What this task involves >>
In the entries below, find the line containing "Recreate this image" and the line containing "7, 8, 9, 10]". Copy those two lines and everything between them exactly, and only that.

Material for this exercise >>
+++
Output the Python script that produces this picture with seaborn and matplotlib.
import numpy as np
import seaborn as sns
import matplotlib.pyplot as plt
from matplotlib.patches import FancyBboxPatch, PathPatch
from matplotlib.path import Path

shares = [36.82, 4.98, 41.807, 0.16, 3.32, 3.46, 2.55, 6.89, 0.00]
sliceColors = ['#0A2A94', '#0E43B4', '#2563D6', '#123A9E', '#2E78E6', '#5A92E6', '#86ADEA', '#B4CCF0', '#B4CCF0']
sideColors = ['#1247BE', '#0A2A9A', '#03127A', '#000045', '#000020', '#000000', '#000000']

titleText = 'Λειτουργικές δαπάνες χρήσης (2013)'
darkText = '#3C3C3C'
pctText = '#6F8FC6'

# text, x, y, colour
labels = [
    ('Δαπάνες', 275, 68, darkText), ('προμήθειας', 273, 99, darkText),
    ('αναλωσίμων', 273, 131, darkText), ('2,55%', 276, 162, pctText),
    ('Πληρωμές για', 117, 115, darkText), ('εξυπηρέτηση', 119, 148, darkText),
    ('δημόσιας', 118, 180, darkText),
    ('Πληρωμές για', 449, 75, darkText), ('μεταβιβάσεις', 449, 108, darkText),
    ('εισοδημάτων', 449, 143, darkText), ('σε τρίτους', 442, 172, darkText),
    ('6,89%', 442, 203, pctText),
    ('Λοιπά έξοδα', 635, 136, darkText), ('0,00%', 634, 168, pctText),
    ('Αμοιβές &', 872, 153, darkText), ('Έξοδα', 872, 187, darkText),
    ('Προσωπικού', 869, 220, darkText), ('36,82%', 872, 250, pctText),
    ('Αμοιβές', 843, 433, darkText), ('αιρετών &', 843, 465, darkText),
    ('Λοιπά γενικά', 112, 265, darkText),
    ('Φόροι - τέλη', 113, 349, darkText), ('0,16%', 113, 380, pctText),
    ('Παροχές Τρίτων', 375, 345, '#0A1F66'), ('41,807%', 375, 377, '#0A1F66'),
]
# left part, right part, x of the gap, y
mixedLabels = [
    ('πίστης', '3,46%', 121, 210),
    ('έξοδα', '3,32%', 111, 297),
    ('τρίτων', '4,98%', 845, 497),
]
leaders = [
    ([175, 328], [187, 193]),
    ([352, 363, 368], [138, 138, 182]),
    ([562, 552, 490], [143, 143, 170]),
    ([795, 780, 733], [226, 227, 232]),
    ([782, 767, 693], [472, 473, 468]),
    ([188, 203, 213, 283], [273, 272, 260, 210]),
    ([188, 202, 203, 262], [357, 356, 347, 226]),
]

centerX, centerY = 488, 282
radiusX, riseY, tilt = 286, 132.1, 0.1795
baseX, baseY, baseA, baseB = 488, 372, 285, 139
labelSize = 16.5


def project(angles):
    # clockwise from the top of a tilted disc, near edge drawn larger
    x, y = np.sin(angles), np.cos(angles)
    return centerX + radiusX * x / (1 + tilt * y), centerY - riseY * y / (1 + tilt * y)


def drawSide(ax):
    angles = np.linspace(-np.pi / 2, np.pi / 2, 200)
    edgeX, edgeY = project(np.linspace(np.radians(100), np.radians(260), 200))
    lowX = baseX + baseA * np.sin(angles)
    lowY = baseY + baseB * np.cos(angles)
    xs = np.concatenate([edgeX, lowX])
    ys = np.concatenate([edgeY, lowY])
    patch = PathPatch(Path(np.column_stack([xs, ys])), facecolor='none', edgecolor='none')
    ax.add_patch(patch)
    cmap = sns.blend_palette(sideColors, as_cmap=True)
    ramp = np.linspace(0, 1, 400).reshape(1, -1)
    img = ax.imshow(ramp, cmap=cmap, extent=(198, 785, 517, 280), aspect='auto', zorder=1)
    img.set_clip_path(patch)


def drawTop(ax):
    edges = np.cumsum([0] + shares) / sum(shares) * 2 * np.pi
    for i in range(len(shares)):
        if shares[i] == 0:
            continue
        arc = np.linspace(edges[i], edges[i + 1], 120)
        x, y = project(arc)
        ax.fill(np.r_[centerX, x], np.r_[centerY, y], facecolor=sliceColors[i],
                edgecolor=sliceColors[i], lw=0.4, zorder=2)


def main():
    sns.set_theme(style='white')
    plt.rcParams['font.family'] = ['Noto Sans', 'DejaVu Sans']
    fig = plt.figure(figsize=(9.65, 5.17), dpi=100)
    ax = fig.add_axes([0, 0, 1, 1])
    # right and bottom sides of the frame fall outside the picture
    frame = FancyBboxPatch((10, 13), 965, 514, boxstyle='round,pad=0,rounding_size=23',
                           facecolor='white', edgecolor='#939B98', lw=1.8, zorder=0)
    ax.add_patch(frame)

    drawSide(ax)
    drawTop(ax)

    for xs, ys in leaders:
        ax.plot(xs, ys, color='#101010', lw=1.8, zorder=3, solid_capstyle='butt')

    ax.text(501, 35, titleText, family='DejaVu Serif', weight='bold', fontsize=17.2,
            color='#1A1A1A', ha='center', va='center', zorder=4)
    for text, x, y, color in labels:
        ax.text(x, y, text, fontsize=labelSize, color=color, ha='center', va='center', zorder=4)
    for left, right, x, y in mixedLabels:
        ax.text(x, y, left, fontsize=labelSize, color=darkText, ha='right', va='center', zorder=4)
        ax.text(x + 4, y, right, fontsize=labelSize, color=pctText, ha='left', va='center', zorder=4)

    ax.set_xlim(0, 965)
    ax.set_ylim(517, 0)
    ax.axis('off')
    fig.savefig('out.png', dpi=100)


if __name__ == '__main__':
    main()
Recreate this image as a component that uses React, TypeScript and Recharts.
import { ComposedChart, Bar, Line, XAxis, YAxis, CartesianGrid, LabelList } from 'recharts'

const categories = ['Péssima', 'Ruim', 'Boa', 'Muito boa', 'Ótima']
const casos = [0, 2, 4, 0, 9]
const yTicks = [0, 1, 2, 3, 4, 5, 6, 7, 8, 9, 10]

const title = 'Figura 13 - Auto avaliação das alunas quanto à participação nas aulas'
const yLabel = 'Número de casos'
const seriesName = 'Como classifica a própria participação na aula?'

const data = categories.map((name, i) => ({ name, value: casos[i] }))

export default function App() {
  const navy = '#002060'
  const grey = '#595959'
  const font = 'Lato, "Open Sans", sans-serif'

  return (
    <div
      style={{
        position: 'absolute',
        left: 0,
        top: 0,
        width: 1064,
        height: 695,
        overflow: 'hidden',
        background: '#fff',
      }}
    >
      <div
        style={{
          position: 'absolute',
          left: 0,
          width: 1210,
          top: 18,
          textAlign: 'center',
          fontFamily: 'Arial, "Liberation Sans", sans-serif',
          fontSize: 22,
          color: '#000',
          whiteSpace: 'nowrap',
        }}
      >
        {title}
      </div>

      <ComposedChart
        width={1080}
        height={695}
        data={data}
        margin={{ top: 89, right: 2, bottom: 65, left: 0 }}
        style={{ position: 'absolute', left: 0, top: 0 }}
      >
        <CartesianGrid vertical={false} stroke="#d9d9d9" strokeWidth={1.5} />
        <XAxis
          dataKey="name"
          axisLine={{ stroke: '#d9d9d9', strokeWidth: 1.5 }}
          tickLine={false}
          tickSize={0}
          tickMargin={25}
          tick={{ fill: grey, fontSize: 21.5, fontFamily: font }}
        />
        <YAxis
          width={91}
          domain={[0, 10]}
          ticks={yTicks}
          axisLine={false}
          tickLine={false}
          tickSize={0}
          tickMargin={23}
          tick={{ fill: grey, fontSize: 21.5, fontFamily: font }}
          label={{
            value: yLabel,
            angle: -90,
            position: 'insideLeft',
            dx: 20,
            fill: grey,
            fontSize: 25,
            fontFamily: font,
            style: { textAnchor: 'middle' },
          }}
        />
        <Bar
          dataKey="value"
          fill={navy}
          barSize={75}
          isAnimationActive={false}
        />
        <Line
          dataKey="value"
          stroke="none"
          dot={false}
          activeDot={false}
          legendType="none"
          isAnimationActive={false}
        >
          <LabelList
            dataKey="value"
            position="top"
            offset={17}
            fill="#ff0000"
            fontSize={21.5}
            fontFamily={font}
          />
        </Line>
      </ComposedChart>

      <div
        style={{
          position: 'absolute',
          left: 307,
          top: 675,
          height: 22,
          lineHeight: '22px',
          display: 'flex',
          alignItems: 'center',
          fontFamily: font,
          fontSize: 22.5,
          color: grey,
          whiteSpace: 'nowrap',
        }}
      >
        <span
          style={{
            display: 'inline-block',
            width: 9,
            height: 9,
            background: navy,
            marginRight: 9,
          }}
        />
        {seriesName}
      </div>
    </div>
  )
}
+++
Response to the task >>
Recreate this image as a component that uses React, TypeScript and Recharts.
import { ComposedChart, Bar, Line, XAxis, YAxis, CartesianGrid, LabelList } from 'recharts'

const categories = ['Péssima', 'Ruim', 'Boa', 'Muito boa', 'Ótima']
const casos = [0, 2, 4, 0, 9]
const yTicks = [0, 1, 2, 3, 4, 5, 6, 7, 8, 9, 10]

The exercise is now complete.